One highly promising direction for enabling flexible real-time on-device image editing is utilizing data distillation by leveraging large-scale text-to-image diffusion models to generate paired datasets used for training generative adversarial networks (GANs). This approach notably alleviates the stringent requirements typically imposed by high-end commercial GPUs for performing image editing with diffusion models. However, unlike text-to-image diffusion models, each distilled GAN is specialized for a specific image editing task, necessitating costly training efforts to obtain models for various concepts. In this work, we introduce and address a novel research direction: can the process of distilling GANs from diffusion models be made significantly more efficient? To achieve this goal, we propose a series of innovative techniques.
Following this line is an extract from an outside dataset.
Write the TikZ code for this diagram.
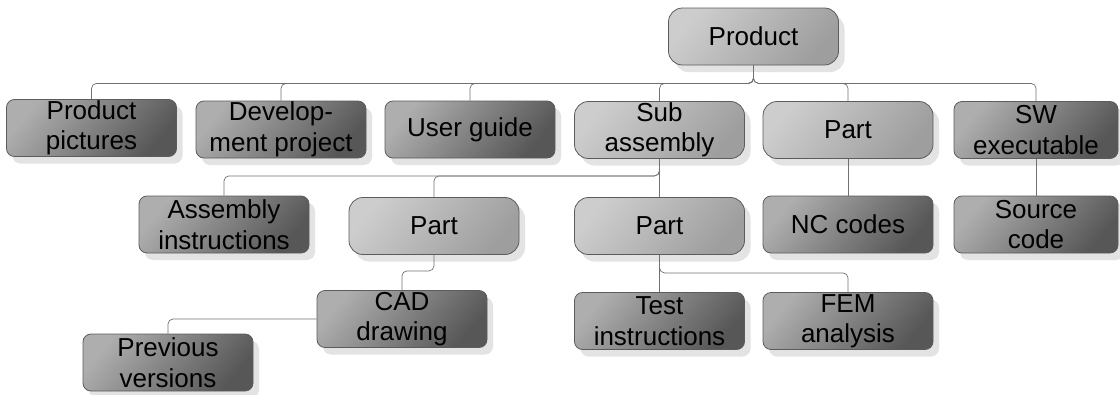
\documentclass[tikz,border=0pt]{standalone}
\usepackage{fontspec}
\setmainfont{Liberation Sans}
\usetikzlibrary{shadows}
\definecolor{dkA}{HTML}{AEAEAE}
\definecolor{dkM}{HTML}{959595}
\definecolor{dkB}{HTML}{575757}
\definecolor{ltA}{HTML}{CDCDCD}
\definecolor{ltM}{HTML}{B8B8B8}
\definecolor{ltB}{HTML}{9E9E9E}
\definecolor{edge}{HTML}{5C5C5C}
\definecolor{wire}{HTML}{707070}
\definecolor{shad}{HTML}{E3E3E3}
\tikzset{
  boxbase/.style={draw=edge, line width=0.8pt, minimum width=170pt, minimum height=57pt,
    inner sep=0pt, align=center, font=\fontsize{26}{30.5}\selectfont,
    drop shadow={shadow xshift=6pt, shadow yshift=-7pt, fill=shad, opacity=1}},
  docbox/.style={boxbase, rounded corners=8pt, top color=dkA, middle color=dkM, bottom color=dkB, shading angle=50},
  itembox/.style={boxbase, rounded corners=14pt, top color=ltA, middle color=ltM, bottom color=ltB, shading angle=50},
  conn/.style={draw=wire, line width=0.7pt, rounded corners=5pt}
}
\begin{document}
\begin{tikzpicture}[x=1pt, y=-1pt]
\useasboundingbox (0,0) rectangle (1120,394);
% top
\node[itembox] (prod) at (753.5,36.5) {Product};
% row 1
\node[docbox]  (pp)    at (91.5,128)  {Product\\pictures};
\node[docbox]  (dev)   at (281,129.5) {Develop-\\ment project};
\node[docbox]  (ug)    at (470,129.5) {User guide};
\node[itembox] (sub)   at (659.5,130) {Sub\\assembly};
\node[itembox] (part1) at (848,130)   {Part};
\node[docbox, minimum width=164pt] (sw) at (1036,130) {SW\\executable};
% row 2
\node[docbox]  (asm)   at (224,224.5)   {Assembly\\instructions};
\node[itembox] (partL) at (434,226)     {Part};
\node[itembox] (partM) at (659.5,226)   {Part};
\node[docbox]  (nc)    at (848,224.5)   {NC codes};
\node[docbox, minimum width=164pt] (src) at (1036,224.5) {Source\\code};
% row 3
\node[docbox]  (cad)   at (402,319)   {CAD\\drawing};
\node[docbox]  (test)  at (659.5,321) {Test\\instructions};
\node[docbox]  (fem)   at (848,321)   {FEM\\analysis};
% row 4
\node[docbox]  (prev)  at (168,362.5) {Previous\\versions};
% connectors
\foreach \c in {pp,dev,ug,sub,part1,sw}
  \draw[conn] (prod.south) -- ++(0,18) -| (\c.north);
\draw[conn] (sub.south) -- (partM.north);
\draw[conn] (sub.south) -- ++(0,17) -| (asm.north);
\draw[conn] (sub.south) -- ++(0,17) -| (partL.north);
\draw[conn] (partL.south) -- ++(0,16) -| (cad.north);
\draw[conn] (cad.west) -| (prev.north);
\draw[conn] (partM.south) -- (test.north);
\draw[conn] (partM.south) -- ++(0,18) -| (fem.north);
\draw[conn] (part1.south) -- (nc.north);
\draw[conn] (sw.south) -- (src.north);
\end{tikzpicture}
\end{document}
First, we construct a base GAN model with generalized features, adaptable to different concepts through fine-tuning, eliminating the need for training from scratch. Second, we identify crucial layers within the base GAN model and employ Low-Rank Adaptation (LoRA) with a simple yet effective rank search process, rather than fine-tuning the entire base model. Third, we investigate the minimal amount of data necessary for fine-tuning, further reducing the overall training time. Extensive experiments show that we can efficiently empower GANs with the ability to perform real-time high-quality image editing on mobile devices with remarkably reduced training and storage costs for each concept.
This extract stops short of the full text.